_The records:_
**********

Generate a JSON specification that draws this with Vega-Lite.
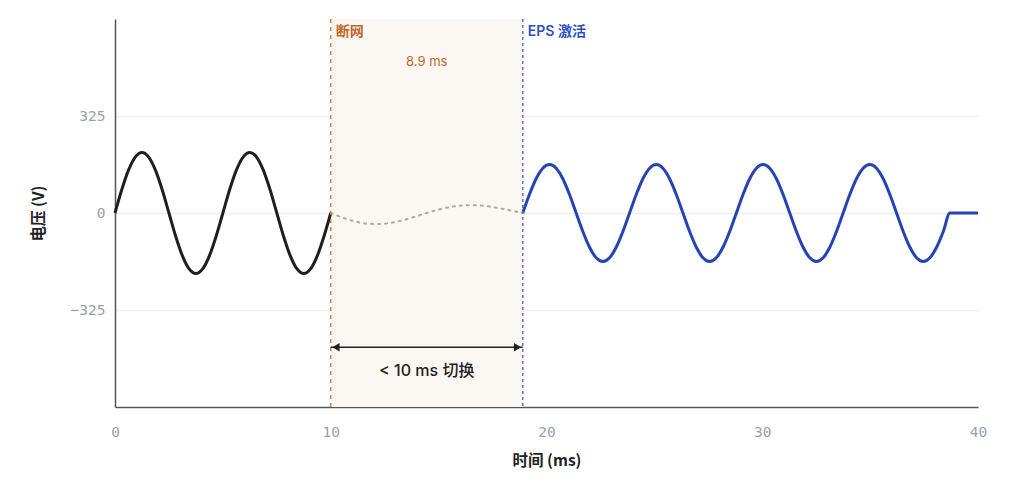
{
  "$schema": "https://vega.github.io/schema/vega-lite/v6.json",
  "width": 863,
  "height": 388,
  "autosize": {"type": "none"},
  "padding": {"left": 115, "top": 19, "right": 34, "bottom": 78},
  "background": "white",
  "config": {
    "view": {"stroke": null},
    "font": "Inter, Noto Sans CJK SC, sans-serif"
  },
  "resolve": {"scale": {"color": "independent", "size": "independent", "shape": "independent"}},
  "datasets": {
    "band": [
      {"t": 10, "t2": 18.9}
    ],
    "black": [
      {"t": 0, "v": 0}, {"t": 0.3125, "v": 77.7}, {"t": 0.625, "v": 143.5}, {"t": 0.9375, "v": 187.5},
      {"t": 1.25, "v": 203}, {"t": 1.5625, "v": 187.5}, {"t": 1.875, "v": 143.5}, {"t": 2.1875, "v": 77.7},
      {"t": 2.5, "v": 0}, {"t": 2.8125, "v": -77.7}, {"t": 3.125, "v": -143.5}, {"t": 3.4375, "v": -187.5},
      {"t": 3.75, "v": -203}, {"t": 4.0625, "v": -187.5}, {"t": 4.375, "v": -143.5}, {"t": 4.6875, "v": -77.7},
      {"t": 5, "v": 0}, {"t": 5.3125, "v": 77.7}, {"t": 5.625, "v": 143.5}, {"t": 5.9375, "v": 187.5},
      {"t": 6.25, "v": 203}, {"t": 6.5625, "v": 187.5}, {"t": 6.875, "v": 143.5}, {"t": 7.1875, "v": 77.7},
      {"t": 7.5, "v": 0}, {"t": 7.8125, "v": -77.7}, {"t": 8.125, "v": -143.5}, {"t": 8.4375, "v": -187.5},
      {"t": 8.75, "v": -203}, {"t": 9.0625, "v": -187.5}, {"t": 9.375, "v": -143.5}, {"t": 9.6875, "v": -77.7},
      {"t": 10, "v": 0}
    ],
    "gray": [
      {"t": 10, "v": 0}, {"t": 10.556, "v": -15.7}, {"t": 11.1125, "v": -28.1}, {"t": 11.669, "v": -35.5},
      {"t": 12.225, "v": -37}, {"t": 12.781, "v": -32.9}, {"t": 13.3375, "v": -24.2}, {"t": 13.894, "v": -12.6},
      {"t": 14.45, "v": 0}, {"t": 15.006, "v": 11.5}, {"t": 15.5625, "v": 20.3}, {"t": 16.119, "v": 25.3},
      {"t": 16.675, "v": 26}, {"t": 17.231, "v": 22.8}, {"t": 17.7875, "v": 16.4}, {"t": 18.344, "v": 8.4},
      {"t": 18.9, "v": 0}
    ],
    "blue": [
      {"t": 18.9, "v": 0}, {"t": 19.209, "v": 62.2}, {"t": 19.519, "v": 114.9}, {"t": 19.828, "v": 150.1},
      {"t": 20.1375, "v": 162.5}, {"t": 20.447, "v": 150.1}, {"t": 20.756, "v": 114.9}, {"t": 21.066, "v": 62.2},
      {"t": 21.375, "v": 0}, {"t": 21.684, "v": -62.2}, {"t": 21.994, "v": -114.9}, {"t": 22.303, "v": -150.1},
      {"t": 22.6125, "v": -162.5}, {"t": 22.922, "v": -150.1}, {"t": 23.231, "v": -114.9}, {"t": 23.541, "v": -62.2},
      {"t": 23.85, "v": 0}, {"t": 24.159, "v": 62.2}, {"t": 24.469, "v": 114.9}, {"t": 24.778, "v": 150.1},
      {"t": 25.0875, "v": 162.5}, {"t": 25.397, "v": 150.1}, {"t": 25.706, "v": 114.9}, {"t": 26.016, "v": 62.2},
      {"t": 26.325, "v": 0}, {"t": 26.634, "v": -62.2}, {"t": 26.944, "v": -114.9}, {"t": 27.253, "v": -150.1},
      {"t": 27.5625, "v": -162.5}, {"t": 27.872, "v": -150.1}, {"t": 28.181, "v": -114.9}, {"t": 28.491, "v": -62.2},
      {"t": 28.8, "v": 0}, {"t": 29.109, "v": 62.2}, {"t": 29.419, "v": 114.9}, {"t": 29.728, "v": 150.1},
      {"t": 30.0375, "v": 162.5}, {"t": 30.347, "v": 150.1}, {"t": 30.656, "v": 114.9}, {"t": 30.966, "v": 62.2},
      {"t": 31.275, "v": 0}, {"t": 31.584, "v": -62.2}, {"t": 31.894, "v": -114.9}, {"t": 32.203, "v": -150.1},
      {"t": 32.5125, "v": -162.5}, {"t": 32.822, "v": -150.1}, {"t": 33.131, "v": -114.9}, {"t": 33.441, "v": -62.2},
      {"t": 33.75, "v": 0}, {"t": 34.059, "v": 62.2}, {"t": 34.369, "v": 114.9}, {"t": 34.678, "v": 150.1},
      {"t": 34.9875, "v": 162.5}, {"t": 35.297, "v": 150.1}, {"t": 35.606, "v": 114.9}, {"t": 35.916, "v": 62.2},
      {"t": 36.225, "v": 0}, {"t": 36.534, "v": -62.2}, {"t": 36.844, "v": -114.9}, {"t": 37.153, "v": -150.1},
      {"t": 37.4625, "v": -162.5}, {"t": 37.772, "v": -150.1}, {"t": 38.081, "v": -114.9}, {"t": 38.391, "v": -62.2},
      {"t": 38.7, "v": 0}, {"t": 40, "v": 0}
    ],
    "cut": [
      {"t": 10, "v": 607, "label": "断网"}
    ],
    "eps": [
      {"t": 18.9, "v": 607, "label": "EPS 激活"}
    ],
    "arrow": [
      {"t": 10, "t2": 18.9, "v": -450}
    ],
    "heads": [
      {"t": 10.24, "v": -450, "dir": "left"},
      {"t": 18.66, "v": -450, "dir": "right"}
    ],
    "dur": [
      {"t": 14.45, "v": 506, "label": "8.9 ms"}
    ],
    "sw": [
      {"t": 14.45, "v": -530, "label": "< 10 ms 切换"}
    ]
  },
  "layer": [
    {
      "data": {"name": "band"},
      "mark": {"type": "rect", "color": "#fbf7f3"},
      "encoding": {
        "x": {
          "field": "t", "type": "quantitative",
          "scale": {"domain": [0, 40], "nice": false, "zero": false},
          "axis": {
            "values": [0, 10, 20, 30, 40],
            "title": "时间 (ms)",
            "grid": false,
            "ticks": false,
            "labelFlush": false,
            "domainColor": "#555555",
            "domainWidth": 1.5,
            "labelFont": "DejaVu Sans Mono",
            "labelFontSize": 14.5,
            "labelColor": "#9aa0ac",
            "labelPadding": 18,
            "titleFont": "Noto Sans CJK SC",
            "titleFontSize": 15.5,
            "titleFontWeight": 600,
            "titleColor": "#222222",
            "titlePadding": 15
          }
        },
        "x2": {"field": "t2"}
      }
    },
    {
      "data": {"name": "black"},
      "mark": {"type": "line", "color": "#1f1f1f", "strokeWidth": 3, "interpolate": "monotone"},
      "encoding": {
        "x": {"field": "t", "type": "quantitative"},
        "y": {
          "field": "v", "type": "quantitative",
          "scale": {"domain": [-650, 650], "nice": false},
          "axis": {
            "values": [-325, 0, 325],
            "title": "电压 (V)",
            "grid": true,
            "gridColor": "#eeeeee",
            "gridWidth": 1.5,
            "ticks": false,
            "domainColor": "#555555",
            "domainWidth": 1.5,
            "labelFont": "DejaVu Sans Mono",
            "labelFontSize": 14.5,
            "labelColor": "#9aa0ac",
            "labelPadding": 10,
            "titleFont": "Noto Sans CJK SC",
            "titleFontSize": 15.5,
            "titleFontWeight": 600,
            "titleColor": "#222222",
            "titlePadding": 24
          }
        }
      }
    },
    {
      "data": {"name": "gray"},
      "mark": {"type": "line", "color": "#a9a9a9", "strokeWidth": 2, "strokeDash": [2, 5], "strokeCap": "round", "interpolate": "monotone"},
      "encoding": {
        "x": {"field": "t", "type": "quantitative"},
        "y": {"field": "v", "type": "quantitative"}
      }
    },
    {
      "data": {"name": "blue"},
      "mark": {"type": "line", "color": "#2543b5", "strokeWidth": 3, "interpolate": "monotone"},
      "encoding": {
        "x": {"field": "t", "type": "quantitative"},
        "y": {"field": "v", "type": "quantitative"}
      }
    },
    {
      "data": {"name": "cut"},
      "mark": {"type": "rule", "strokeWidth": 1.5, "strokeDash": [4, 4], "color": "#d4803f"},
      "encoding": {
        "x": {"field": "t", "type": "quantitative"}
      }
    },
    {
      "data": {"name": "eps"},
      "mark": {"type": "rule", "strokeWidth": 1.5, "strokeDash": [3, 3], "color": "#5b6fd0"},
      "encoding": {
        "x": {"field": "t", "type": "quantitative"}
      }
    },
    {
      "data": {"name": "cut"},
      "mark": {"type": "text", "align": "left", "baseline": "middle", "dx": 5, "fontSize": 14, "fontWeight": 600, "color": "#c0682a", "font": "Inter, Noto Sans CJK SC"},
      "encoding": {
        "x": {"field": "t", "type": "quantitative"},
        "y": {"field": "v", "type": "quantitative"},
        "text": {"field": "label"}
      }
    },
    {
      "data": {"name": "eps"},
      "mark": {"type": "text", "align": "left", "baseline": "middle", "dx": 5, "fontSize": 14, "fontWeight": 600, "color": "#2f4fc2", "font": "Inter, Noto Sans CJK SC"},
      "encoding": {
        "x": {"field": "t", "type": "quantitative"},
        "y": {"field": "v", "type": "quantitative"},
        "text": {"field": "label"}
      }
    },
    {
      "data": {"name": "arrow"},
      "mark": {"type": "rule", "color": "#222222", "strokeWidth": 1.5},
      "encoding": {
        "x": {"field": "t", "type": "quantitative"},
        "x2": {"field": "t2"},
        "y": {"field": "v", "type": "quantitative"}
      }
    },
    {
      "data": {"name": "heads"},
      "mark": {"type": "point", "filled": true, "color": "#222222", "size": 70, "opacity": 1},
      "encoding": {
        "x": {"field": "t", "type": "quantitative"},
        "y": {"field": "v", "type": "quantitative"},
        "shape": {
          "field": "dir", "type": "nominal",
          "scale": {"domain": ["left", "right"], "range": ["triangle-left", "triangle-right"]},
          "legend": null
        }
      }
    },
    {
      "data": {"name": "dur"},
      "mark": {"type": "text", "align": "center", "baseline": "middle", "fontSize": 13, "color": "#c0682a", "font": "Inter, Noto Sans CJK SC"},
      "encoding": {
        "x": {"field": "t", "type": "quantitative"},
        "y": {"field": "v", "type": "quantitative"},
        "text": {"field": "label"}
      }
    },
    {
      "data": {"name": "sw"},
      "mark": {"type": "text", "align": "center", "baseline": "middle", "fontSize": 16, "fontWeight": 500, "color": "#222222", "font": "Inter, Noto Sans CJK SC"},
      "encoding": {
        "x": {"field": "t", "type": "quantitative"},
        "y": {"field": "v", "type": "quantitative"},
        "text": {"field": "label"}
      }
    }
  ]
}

**********

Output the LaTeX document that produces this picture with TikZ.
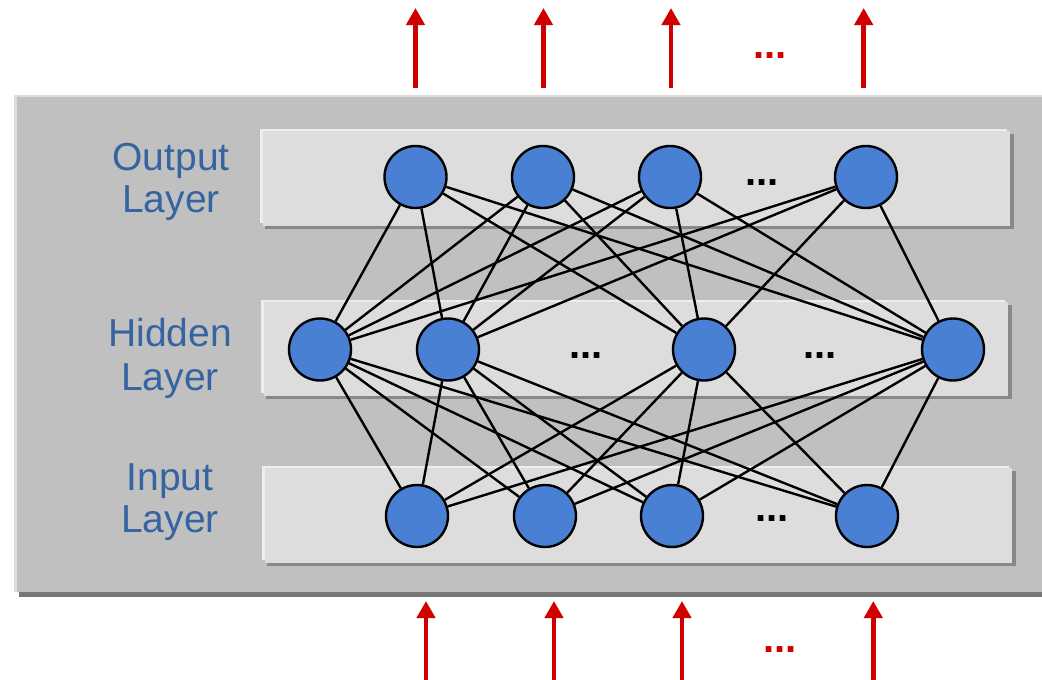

**********

Every line that holds the word "this" should be extracted.

_Solution to the exercise:_
Generate a JSON specification that draws this with Vega-Lite.
Output the LaTeX document that produces this picture with TikZ.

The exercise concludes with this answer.